Challenge: Faithfully return all lines, omitting every embedded picture.

— BEGIN Provided data —

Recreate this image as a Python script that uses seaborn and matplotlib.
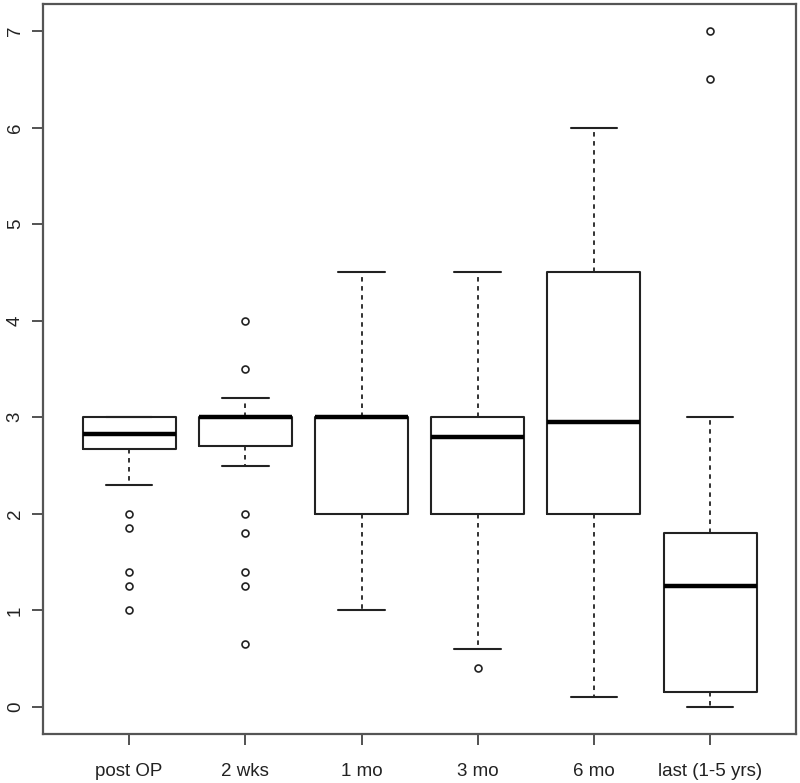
import matplotlib
matplotlib.use("Agg")
import matplotlib.pyplot as plt
import seaborn as sns

# summary values
groups = ['post OP', '2 wks', '1 mo', '3 mo', '6 mo', 'last (1-5 yrs)']
q1 = [2.67, 2.7, 2.0, 2.0, 2.0, 0.15]
median = [2.83, 3.0, 3.0, 2.8, 2.95, 1.25]
q3 = [3.0, 3.0, 3.0, 3.0, 4.5, 1.8]
whisker_lo = [2.3, 2.5, 1.0, 0.6, 0.1, 0.0]
whisker_hi = [3.0, 3.2, 4.5, 4.5, 6.0, 3.0]
outliers = [
    [2.0, 1.85, 1.4, 1.25, 1.0],
    [4.0, 3.5, 2.0, 1.8, 1.4, 1.25, 0.65],
    [],
    [0.4],
    [],
    [7.0, 6.5],
]
y_ticks = [0, 1, 2, 3, 4, 5, 6, 7]

sns.set_style("white")
plt.rcParams['font.family'] = ['Liberation Sans', 'DejaVu Sans']

stats = []
for i, g in enumerate(groups):
    stats.append({
        'label': g, 'q1': q1[i], 'med': median[i], 'q3': q3[i],
        'whislo': whisker_lo[i], 'whishi': whisker_hi[i], 'fliers': outliers[i],
    })

fig = plt.figure(figsize=(8, 7.83), dpi=100)
ax = fig.add_axes([0.054, 0.0626, 0.941, 0.9323])

line_col = '#222222'
ax.bxp(
    stats, positions=range(1, len(groups) + 1), widths=0.8,
    showfliers=True,
    boxprops=dict(color=line_col, linewidth=1.5),
    medianprops=dict(color='black', linewidth=3.2, solid_capstyle='butt'),
    whiskerprops=dict(color=line_col, linewidth=1.3, linestyle=(0, (2.5, 2.5))),
    capprops=dict(color=line_col, linewidth=1.5),
    capwidths=0.4,
    flierprops=dict(marker='o', markersize=5, markerfacecolor='none',
                    markeredgecolor=line_col, markeredgewidth=1.2, linestyle='none'),
)

ax.set_xlim(0.26, 6.74)
ax.set_ylim(-0.28, 7.28)
ax.set_yticks(y_ticks)
ax.set_yticklabels([str(t) for t in y_ticks])
ax.set_xticks(range(1, len(groups) + 1))
ax.set_xticklabels(groups)

for s in ax.spines.values():
    s.set_color('#555555')
    s.set_linewidth(1.6)
    s.set_visible(True)

ax.tick_params(axis='both', direction='out', length=8, width=1.3, color='#444444',
               labelsize=13.5, labelcolor='#222222', bottom=True, left=True)
ax.tick_params(axis='y', pad=6, labelrotation=90)
ax.tick_params(axis='x', pad=13)
for lab in ax.get_yticklabels():
    lab.set_va('center')

plt.savefig('out.png', dpi=100)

— END Provided data —

Correct response:
Recreate this image as a Python script that uses seaborn and matplotlib.
import matplotlib
matplotlib.use("Agg")
import matplotlib.pyplot as plt
import seaborn as sns

# summary values
groups = ['post OP', '2 wks', '1 mo', '3 mo', '6 mo', 'last (1-5 yrs)']
q1 = [2.67, 2.7, 2.0, 2.0, 2.0, 0.15]
median = [2.83, 3.0, 3.0, 2.8, 2.95, 1.25]
q3 = [3.0, 3.0, 3.0, 3.0, 4.5, 1.8]
whisker_lo = [2.3, 2.5, 1.0, 0.6, 0.1, 0.0]
whisker_hi = [3.0, 3.2, 4.5, 4.5, 6.0, 3.0]
outliers = [
    [2.0, 1.85, 1.4, 1.25, 1.0],
    [4.0, 3.5, 2.0, 1.8, 1.4, 1.25, 0.65],
    [],
    [0.4],
    [],
    [7.0, 6.5],
]
y_ticks = [0, 1, 2, 3, 4, 5, 6, 7]

sns.set_style("white")
plt.rcParams['font.family'] = ['Liberation Sans', 'DejaVu Sans']

stats = []
for i, g in enumerate(groups):
    stats.append({
        'label': g, 'q1': q1[i], 'med': median[i], 'q3': q3[i],
        'whislo': whisker_lo[i], 'whishi': whisker_hi[i], 'fliers': outliers[i],
    })

fig = plt.figure(figsize=(8, 7.83), dpi=100)
ax = fig.add_axes([0.054, 0.0626, 0.941, 0.9323])

line_col = '#222222'
ax.bxp(
    stats, positions=range(1, len(groups) + 1), widths=0.8,
    showfliers=True,
    boxprops=dict(color=line_col, linewidth=1.5),
    medianprops=dict(color='black', linewidth=3.2, solid_capstyle='butt'),
    whiskerprops=dict(color=line_col, linewidth=1.3, linestyle=(0, (2.5, 2.5))),
    capprops=dict(color=line_col, linewidth=1.5),
    capwidths=0.4,
    flierprops=dict(marker='o', markersize=5, markerfacecolor='none',
                    markeredgecolor=line_col, markeredgewidth=1.2, linestyle='none'),
)

ax.set_xlim(0.26, 6.74)
ax.set_ylim(-0.28, 7.28)
ax.set_yticks(y_ticks)
ax.set_yticklabels([str(t) for t in y_ticks])
ax.set_xticks(range(1, len(groups) + 1))
ax.set_xticklabels(groups)

for s in ax.spines.values():
    s.set_color('#555555')
    s.set_linewidth(1.6)
    s.set_visible(True)

ax.tick_params(axis='both', direction='out', length=8, width=1.3, color='#444444',
               labelsize=13.5, labelcolor='#222222', bottom=True, left=True)
ax.tick_params(axis='y', pad=6, labelrotation=90)
ax.tick_params(axis='x', pad=13)
for lab in ax.get_yticklabels():
    lab.set_va('center')

plt.savefig('out.png', dpi=100)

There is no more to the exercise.